Exercise aim ::
Pull out all lines from the listing below in which the word "this" appears.

Dataset records ::

►

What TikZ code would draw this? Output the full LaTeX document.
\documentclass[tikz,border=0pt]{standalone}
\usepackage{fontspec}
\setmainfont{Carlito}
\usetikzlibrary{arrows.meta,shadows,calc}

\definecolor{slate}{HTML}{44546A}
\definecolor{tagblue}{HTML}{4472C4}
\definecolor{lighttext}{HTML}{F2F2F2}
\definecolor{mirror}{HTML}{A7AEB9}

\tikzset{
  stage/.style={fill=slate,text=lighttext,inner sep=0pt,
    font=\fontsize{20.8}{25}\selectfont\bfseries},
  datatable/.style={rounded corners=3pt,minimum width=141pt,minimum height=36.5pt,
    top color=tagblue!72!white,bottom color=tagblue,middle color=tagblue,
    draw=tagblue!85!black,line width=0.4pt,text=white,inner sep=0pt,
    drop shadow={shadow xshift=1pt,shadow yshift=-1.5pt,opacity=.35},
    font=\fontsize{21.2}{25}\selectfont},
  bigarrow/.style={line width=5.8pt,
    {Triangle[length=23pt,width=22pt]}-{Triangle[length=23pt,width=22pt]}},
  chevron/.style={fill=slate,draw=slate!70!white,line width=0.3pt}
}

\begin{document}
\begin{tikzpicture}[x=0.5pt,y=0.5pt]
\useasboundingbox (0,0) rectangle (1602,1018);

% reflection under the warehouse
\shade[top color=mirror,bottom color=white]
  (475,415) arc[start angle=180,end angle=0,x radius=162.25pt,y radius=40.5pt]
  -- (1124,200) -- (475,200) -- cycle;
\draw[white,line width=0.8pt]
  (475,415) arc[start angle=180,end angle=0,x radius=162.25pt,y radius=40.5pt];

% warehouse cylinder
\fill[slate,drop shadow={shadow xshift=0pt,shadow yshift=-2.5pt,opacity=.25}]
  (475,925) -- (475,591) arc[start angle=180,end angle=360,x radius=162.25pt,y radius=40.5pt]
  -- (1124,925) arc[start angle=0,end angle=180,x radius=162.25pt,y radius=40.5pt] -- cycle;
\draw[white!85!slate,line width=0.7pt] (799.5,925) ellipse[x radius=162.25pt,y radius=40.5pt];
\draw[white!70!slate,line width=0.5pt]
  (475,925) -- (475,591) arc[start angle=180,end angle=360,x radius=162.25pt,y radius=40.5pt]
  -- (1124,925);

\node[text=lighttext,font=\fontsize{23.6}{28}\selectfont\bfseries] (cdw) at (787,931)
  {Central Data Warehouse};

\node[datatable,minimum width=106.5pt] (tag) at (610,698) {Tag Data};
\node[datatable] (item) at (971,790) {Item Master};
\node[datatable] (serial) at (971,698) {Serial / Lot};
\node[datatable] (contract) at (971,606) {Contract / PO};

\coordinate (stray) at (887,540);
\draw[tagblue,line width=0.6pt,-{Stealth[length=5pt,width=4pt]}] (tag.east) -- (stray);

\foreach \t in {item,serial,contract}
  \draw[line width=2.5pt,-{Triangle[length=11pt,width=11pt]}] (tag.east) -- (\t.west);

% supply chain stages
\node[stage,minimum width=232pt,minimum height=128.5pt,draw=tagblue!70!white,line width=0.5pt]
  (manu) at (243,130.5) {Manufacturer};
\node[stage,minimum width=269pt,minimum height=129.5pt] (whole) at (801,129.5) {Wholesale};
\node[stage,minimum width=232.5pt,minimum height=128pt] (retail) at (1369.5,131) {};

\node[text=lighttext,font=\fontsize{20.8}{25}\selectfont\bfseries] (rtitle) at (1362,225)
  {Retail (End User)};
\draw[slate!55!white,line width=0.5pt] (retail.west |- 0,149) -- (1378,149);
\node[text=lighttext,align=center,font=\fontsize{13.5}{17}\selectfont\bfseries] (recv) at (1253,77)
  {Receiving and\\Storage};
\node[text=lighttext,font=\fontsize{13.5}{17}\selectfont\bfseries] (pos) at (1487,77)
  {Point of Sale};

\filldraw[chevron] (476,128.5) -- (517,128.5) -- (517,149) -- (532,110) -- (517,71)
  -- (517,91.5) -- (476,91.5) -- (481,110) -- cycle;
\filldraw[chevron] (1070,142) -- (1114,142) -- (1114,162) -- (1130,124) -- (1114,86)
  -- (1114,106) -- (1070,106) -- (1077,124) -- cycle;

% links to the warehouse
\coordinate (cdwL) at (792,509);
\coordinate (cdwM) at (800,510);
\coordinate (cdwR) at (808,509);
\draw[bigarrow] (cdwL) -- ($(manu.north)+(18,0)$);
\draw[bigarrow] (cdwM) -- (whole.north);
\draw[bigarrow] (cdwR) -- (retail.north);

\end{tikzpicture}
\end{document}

◄
►

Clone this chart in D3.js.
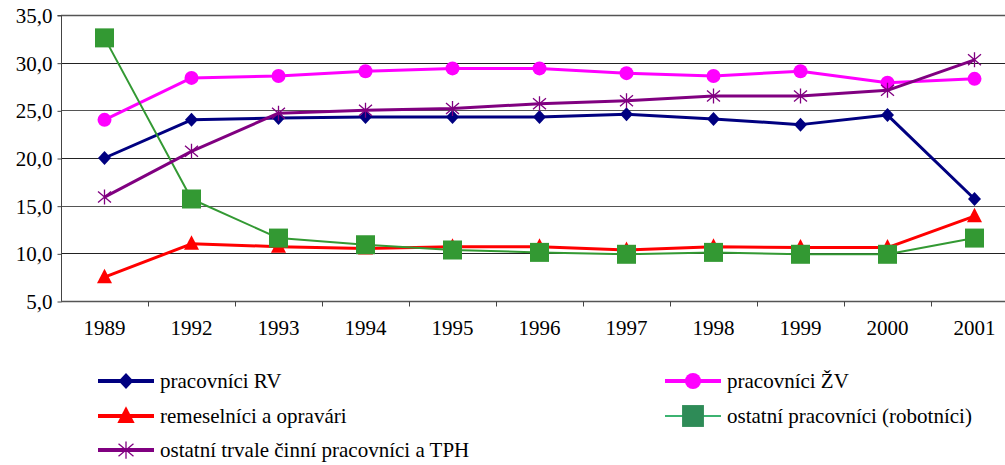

◄

Final result ::
What TikZ code would draw this? Output the full LaTeX document.
Clone this chart in D3.js.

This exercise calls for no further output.